| Description of the task |
Exactly the lines from the first line of the records to the line holding "var legendTicks = [1.5, 1, 0.5, 0, -0.5, -1, -1.5];" should be duplicated, and nothing more; pictures stay out.

** begin Records for this exercise **

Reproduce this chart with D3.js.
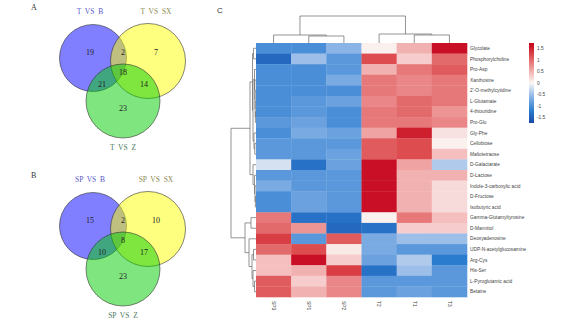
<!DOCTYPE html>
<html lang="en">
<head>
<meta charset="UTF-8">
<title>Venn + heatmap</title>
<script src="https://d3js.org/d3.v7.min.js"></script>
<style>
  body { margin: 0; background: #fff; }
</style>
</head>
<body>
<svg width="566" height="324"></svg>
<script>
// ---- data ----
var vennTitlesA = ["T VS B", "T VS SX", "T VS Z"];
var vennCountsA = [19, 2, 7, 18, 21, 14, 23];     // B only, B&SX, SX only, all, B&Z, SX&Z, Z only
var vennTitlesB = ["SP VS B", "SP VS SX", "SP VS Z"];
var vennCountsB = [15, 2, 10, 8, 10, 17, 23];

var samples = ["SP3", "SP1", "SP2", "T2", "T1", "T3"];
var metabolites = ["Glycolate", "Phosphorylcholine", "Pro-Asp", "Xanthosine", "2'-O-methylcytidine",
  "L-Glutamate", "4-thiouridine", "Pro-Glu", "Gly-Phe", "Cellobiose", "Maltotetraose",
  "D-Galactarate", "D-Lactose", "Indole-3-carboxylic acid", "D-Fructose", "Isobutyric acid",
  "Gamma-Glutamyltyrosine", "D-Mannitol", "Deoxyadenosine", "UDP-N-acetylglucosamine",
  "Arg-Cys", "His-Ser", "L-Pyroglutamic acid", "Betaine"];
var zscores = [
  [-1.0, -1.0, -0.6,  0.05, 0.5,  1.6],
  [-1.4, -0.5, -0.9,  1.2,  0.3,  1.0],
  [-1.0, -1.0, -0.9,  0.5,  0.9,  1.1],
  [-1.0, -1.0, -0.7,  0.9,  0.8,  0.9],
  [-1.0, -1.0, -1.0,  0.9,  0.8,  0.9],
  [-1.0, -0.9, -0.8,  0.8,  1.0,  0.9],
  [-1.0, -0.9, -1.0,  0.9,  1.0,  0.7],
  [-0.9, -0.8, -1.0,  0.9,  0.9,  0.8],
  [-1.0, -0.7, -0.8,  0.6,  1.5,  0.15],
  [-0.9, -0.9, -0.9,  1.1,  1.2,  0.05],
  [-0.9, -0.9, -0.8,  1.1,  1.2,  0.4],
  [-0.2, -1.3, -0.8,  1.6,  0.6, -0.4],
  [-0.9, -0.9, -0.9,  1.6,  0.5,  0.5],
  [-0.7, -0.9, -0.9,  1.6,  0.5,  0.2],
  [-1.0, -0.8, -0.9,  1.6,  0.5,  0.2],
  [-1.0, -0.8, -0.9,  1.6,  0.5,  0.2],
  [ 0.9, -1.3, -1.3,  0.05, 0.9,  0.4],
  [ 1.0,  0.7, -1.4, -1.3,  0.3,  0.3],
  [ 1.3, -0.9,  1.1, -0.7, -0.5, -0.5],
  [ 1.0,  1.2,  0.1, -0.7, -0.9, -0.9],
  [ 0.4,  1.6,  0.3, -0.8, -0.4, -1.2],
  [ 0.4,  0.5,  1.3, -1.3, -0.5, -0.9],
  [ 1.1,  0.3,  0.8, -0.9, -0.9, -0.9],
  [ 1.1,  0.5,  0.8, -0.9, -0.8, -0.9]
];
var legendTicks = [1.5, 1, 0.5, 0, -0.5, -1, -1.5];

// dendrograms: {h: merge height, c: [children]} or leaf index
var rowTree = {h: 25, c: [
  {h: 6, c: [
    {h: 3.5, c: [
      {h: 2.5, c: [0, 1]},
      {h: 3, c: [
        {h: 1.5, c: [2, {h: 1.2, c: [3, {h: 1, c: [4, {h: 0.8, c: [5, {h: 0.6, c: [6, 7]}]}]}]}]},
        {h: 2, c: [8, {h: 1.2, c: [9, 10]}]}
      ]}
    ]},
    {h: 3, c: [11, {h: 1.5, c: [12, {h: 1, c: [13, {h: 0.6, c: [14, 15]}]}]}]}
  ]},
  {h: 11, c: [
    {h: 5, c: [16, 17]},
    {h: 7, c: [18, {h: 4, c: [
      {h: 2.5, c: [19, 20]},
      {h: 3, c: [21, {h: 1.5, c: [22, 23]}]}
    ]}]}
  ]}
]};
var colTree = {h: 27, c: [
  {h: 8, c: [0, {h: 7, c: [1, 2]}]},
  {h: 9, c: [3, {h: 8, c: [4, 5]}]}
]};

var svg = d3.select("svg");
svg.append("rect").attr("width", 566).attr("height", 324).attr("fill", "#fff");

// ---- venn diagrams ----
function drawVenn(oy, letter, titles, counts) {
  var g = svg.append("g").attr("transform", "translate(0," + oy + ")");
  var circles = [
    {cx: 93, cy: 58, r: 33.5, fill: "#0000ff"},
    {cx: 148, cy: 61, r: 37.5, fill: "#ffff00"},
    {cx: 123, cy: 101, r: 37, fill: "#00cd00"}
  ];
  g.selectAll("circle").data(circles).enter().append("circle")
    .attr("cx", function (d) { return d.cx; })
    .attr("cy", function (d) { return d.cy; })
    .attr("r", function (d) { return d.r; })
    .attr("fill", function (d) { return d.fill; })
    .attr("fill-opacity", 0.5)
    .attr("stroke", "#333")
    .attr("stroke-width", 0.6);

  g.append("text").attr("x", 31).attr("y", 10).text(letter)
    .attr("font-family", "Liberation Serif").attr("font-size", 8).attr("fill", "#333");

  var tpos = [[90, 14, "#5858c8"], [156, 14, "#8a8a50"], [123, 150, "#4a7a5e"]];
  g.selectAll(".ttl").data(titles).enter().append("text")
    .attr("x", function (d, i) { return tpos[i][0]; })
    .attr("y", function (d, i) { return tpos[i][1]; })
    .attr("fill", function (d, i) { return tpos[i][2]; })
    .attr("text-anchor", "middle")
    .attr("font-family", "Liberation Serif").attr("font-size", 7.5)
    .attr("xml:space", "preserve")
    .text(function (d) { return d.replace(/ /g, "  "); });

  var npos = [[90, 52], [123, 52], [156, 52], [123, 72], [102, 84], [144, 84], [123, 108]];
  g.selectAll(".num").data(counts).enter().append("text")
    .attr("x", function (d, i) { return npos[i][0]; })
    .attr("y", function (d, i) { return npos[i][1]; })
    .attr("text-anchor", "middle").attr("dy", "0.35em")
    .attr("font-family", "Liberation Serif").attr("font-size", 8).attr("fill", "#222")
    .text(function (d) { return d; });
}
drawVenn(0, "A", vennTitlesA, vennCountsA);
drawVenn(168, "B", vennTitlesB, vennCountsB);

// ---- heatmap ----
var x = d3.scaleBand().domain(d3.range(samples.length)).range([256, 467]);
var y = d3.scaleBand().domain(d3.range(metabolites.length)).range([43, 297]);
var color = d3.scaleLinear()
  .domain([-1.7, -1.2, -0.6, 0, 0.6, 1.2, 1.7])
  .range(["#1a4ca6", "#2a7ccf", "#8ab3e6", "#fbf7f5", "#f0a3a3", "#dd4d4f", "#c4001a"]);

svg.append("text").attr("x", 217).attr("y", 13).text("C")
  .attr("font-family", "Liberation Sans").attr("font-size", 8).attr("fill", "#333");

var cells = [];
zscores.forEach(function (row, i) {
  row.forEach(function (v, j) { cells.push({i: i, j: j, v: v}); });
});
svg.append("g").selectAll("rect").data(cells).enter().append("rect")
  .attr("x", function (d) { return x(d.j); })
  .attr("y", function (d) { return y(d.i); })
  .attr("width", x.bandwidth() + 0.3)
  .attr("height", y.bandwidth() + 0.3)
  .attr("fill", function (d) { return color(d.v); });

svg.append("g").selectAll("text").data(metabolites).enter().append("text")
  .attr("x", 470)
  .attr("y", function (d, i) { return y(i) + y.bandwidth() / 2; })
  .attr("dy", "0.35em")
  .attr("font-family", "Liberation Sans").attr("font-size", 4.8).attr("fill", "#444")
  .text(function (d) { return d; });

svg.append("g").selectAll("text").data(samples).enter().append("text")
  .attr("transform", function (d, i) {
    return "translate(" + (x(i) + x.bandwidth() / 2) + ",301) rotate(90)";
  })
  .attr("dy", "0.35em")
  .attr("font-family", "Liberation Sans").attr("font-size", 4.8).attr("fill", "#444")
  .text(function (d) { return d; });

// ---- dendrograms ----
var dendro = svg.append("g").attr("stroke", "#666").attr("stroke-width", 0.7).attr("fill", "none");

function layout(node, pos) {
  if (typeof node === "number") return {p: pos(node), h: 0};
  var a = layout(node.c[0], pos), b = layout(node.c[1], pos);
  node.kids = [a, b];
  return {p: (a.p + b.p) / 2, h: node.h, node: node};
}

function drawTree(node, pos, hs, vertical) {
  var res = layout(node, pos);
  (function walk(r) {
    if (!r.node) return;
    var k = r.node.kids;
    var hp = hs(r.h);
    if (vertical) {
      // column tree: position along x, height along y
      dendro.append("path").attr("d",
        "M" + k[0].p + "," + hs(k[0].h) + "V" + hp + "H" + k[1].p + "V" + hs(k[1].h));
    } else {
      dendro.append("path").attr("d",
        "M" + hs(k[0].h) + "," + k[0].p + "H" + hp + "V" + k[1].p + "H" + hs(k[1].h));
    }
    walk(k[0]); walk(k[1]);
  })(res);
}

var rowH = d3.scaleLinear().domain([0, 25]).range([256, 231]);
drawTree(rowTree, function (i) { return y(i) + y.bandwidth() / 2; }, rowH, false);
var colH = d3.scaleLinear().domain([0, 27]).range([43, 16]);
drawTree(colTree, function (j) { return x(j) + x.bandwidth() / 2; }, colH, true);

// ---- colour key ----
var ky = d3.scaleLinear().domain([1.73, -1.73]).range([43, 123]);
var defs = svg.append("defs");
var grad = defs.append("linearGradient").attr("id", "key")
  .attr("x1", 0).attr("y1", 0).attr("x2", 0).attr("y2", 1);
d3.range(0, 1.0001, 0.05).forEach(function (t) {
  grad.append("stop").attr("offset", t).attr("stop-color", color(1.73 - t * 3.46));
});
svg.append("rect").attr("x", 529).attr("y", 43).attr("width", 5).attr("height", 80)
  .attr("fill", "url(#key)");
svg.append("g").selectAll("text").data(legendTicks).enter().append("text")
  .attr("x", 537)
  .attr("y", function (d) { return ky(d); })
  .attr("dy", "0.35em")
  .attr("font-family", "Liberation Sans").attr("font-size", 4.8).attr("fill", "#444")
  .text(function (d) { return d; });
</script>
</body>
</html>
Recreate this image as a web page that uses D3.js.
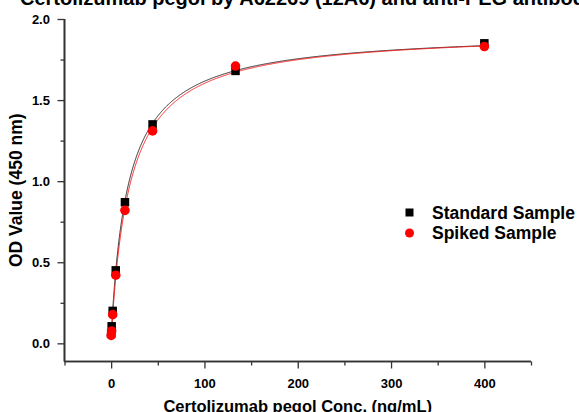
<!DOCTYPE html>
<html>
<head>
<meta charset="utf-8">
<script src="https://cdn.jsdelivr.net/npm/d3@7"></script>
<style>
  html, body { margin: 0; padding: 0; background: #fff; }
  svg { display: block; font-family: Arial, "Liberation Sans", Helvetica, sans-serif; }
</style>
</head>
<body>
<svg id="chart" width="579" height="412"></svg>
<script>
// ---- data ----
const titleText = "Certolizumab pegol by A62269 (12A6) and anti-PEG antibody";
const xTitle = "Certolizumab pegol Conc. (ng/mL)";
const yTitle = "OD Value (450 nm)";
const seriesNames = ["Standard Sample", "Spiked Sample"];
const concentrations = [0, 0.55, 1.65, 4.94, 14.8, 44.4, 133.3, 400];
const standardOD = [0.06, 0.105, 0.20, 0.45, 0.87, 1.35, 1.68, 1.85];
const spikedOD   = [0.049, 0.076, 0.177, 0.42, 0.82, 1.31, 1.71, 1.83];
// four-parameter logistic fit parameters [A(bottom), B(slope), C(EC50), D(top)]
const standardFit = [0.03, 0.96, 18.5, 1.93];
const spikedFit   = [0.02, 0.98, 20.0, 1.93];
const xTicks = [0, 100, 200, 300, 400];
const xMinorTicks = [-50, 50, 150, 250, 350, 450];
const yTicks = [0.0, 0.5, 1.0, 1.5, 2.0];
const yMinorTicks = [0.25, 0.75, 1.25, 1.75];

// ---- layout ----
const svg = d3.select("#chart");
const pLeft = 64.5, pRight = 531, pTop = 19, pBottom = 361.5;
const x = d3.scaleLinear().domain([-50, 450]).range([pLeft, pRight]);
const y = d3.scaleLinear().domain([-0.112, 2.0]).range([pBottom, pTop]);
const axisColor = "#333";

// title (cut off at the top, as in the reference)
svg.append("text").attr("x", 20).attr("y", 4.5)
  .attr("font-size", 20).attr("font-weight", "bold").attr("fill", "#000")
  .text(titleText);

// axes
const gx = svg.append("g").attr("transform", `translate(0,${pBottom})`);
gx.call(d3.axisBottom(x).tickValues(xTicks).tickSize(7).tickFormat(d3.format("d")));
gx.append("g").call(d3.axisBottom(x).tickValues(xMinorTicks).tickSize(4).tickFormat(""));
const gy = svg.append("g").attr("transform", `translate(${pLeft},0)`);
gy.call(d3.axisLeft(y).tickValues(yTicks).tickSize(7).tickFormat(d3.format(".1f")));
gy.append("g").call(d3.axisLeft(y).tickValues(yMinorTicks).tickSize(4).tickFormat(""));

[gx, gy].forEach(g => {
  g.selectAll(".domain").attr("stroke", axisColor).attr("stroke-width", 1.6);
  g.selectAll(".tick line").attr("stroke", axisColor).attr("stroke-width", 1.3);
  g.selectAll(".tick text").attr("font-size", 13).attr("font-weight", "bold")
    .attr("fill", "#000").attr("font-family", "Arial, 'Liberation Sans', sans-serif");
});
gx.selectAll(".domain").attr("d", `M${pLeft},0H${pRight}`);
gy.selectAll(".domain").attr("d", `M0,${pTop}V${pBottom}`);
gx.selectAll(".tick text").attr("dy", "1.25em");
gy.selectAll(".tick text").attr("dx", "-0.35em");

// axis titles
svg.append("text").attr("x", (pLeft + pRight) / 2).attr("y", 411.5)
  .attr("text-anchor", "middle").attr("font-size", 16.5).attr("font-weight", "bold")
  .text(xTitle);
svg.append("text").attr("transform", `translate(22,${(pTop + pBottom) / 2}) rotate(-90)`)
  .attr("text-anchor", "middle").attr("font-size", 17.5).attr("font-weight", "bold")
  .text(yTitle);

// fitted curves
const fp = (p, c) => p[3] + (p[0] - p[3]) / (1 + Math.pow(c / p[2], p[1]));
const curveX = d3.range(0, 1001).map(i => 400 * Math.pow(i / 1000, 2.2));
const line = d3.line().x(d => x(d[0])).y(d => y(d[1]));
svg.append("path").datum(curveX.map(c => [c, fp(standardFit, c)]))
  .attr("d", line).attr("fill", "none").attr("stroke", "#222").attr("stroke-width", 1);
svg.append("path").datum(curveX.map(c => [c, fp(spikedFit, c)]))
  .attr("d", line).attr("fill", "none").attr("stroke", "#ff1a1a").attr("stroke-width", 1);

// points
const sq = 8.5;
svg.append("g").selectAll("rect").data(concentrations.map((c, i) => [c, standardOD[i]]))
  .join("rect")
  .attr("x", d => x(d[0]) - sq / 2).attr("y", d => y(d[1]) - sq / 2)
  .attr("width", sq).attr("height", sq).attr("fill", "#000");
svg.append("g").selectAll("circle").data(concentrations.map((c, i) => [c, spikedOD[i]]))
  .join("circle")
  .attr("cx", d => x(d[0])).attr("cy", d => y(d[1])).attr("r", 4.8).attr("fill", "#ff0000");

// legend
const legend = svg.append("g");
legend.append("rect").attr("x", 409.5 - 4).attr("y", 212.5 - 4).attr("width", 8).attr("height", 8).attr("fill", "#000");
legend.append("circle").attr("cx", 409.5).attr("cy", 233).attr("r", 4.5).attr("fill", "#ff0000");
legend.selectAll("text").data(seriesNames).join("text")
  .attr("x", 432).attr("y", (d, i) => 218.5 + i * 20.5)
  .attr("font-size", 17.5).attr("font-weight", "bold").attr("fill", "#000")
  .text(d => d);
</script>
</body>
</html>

** end Records for this exercise **

| Output of the exercise |
Reproduce this chart with D3.js.
<!DOCTYPE html>
<html lang="en">
<head>
<meta charset="UTF-8">
<title>Venn + heatmap</title>
<script src="https://d3js.org/d3.v7.min.js"></script>
<style>
  body { margin: 0; background: #fff; }
</style>
</head>
<body>
<svg width="566" height="324"></svg>
<script>
// ---- data ----
var vennTitlesA = ["T VS B", "T VS SX", "T VS Z"];
var vennCountsA = [19, 2, 7, 18, 21, 14, 23];     // B only, B&SX, SX only, all, B&Z, SX&Z, Z only
var vennTitlesB = ["SP VS B", "SP VS SX", "SP VS Z"];
var vennCountsB = [15, 2, 10, 8, 10, 17, 23];

var samples = ["SP3", "SP1", "SP2", "T2", "T1", "T3"];
var metabolites = ["Glycolate", "Phosphorylcholine", "Pro-Asp", "Xanthosine", "2'-O-methylcytidine",
  "L-Glutamate", "4-thiouridine", "Pro-Glu", "Gly-Phe", "Cellobiose", "Maltotetraose",
  "D-Galactarate", "D-Lactose", "Indole-3-carboxylic acid", "D-Fructose", "Isobutyric acid",
  "Gamma-Glutamyltyrosine", "D-Mannitol", "Deoxyadenosine", "UDP-N-acetylglucosamine",
  "Arg-Cys", "His-Ser", "L-Pyroglutamic acid", "Betaine"];
var zscores = [
  [-1.0, -1.0, -0.6,  0.05, 0.5,  1.6],
  [-1.4, -0.5, -0.9,  1.2,  0.3,  1.0],
  [-1.0, -1.0, -0.9,  0.5,  0.9,  1.1],
  [-1.0, -1.0, -0.7,  0.9,  0.8,  0.9],
  [-1.0, -1.0, -1.0,  0.9,  0.8,  0.9],
  [-1.0, -0.9, -0.8,  0.8,  1.0,  0.9],
  [-1.0, -0.9, -1.0,  0.9,  1.0,  0.7],
  [-0.9, -0.8, -1.0,  0.9,  0.9,  0.8],
  [-1.0, -0.7, -0.8,  0.6,  1.5,  0.15],
  [-0.9, -0.9, -0.9,  1.1,  1.2,  0.05],
  [-0.9, -0.9, -0.8,  1.1,  1.2,  0.4],
  [-0.2, -1.3, -0.8,  1.6,  0.6, -0.4],
  [-0.9, -0.9, -0.9,  1.6,  0.5,  0.5],
  [-0.7, -0.9, -0.9,  1.6,  0.5,  0.2],
  [-1.0, -0.8, -0.9,  1.6,  0.5,  0.2],
  [-1.0, -0.8, -0.9,  1.6,  0.5,  0.2],
  [ 0.9, -1.3, -1.3,  0.05, 0.9,  0.4],
  [ 1.0,  0.7, -1.4, -1.3,  0.3,  0.3],
  [ 1.3, -0.9,  1.1, -0.7, -0.5, -0.5],
  [ 1.0,  1.2,  0.1, -0.7, -0.9, -0.9],
  [ 0.4,  1.6,  0.3, -0.8, -0.4, -1.2],
  [ 0.4,  0.5,  1.3, -1.3, -0.5, -0.9],
  [ 1.1,  0.3,  0.8, -0.9, -0.9, -0.9],
  [ 1.1,  0.5,  0.8, -0.9, -0.8, -0.9]
];
var legendTicks = [1.5, 1, 0.5, 0, -0.5, -1, -1.5];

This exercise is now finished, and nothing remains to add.